Title: Re: Childhood trauma and religion
Post by: JNChell on February 18, 2019, 07:55:06 PM
I could say a lot more about that, but opinions are knotholes.


Title: Re: Childhood trauma and religion
Post by: JNChell on February 18, 2019, 08:01:16 PM
I’ll go this far. Ideas and energy. :cursing:it. I’m posting it. The Universe isn’t our solar system. It’s vast.


Title: Re: Childhood trauma and religion
Post by: Red5 on February 18, 2019, 08:14:37 PM
I’ll go this far. Ideas and energy. :cursing:it. I’m posting it. The Universe isn’t our solar system. It’s vast.

Our ‘galaxy’ is but a single grain of sand on a never ending pristine beach... .

Why did old ford sedans and candy bars just pop into my head  !

Seriously... .I don’t think energy is ever destroyed or created... .I think it is a ‘constant’... .like ‘awearness’.

A question, then I got to take off these supermarket readers and do the dishes... .“where do we really go when we dream”... .are we dreaming now?

Red5


Title: Re: Childhood trauma and religion
Post by: Harri on February 18, 2019, 08:48:56 PM
Hi JNChell and Red. 

I too was raised Catholic though I do not practice religion today.  At one point I was very involved in another denomination and I found God there and was close to him.  It was a different sounding God than the one introduced to me by my mother and the RCC but I have strayed. 

A couple weeks ago I told a friend that I miss my faith.  Things had purpose and sense, there was meaning there.  I am not sure if I miss that or if it is God I miss now... .and I am not sure there is a difference.
When I think of God, I fill up with tears though and I can feel a longing.  The closeness was nice as was the love and that was back when I though I was the evil thing my mother told me I was. 

Anyway, just sharing and saying yes, I remember midnight mass.  It was peaceful and so beautiful  I think all churches are.  They are built on love and hope faith and belief.  All the good stuff.

Okay, carry on with the universe discussion.  Right now I am focused on my own planet.   


Title: Re: Childhood trauma and religion
Post by: gotbushels on February 19, 2019, 09:07:55 AM
Hey everyone   :hi:

Religion was forced on me as a kid by a father that I couldn’t respect or follow.
I appreciate how this sucks.    I had a lot of the same too. I still highly encourage you not to let whoever introduced God to you (and how they did it) get in the way of your getting to know Him more.

It's a bit of a bum deal because if that's been the case for some of us, then we end up associating God and church with a lot of crumby feelings.

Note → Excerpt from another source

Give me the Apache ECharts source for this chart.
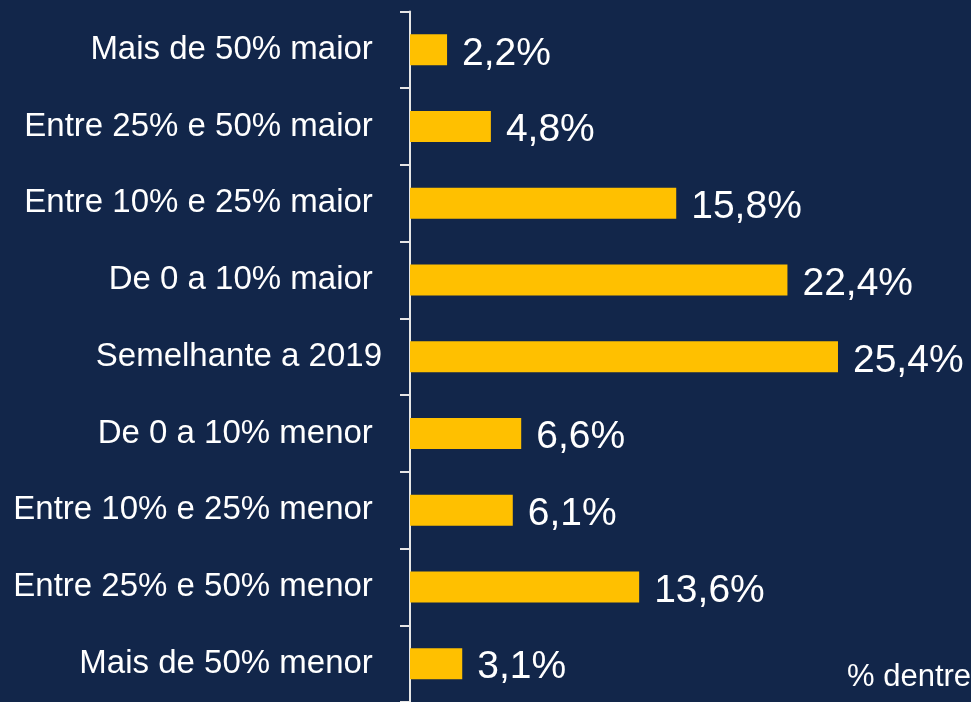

For me, when I think back to my FOO and church, I think of suffering, penance, twisted discipline, unilateral rights, hypocrisy.

I was reading this week a bit of what Notwendy wrote about her history some years ago--she brought up generational awareness and expectations of parents--and I do think she's right on in there being generational differences. There's also that thing of "you can only give what you received" when it comes to considering my own parents' situations. So I'm skipping past that to the juicy bits (for me), which are the results; to me, one of the results I would have liked to see my parents work on was "to what extent have you encouraged a good relationship with God in your child's life?" I think keeping an eye on the ends is important when understanding the means. If they couldn't do it, that doesn't mean we can't write the book of our own life with God, or help our kids to write theirs.

I detached from the idea of God as I matured. The more I detached, the deeper I went into things that I regret today.
I appreciate a bit of what this is like. I found that when I grew distant from God, a lot of things that I wanted did occur (I still prayed), but life seemed to be much more difficult.

I’ve never read the Bible.
I know people who behave more like Christians than people who've claimed to have read the bible.

James 1:22-24NIV
Do not merely listen to the word, and so deceive yourselves. Do what it says. Anyone who listens to the word but does not do what it says is like someone who looks at his face in a mirror and, after looking at himself, goes away and immediately forgets what he looks like.

I think it helps not be cowed by people who attack the bible or claim to "know it all". I find when I come across such people, it's quite easy to disengage because there's a lot more humble people with whom time is better spent.

Quite an interesting verse from James because an issue with some pwBPD's is object impermanence, which is akin to not being able to remember one's own image in the mirror.

I relied on outside influences to tell me who I am. Screeching halt! That never worked.
I think the good news is that you're conscious of this. A thought that scares me here is to imagine going through life following everyone but the bible. Not from the view of salvation, but more for practicality. The perk about the bible is that a lot of the wisdom seems to be highly applicable and concise.

I've been trying to block my calendar for the last few months to visit church groups. Thankfully there's a lot of followers of my church in my town so I can be that picky person if I want. Maybe we could individually look at joining a group each, in April?   


Title: Re: Childhood trauma and religion
Post by: Red5 on February 19, 2019, 11:27:00 AM
… one of my favorite books in the New Testament,

Romans 12:2,
And be not conformed to this world: but be ye transformed by the renewing of your mind, that ye may prove what is that good, and acceptable, and perfect, will of God.

Red5


Title: Re: Childhood trauma and religion
Post by: JNChell on February 19, 2019, 06:34:28 PM
Hi you all. I have S4 tonight. I’ll post again soon. Most likely this weekend when there is some real time to do so. Thanks so much for talking about this.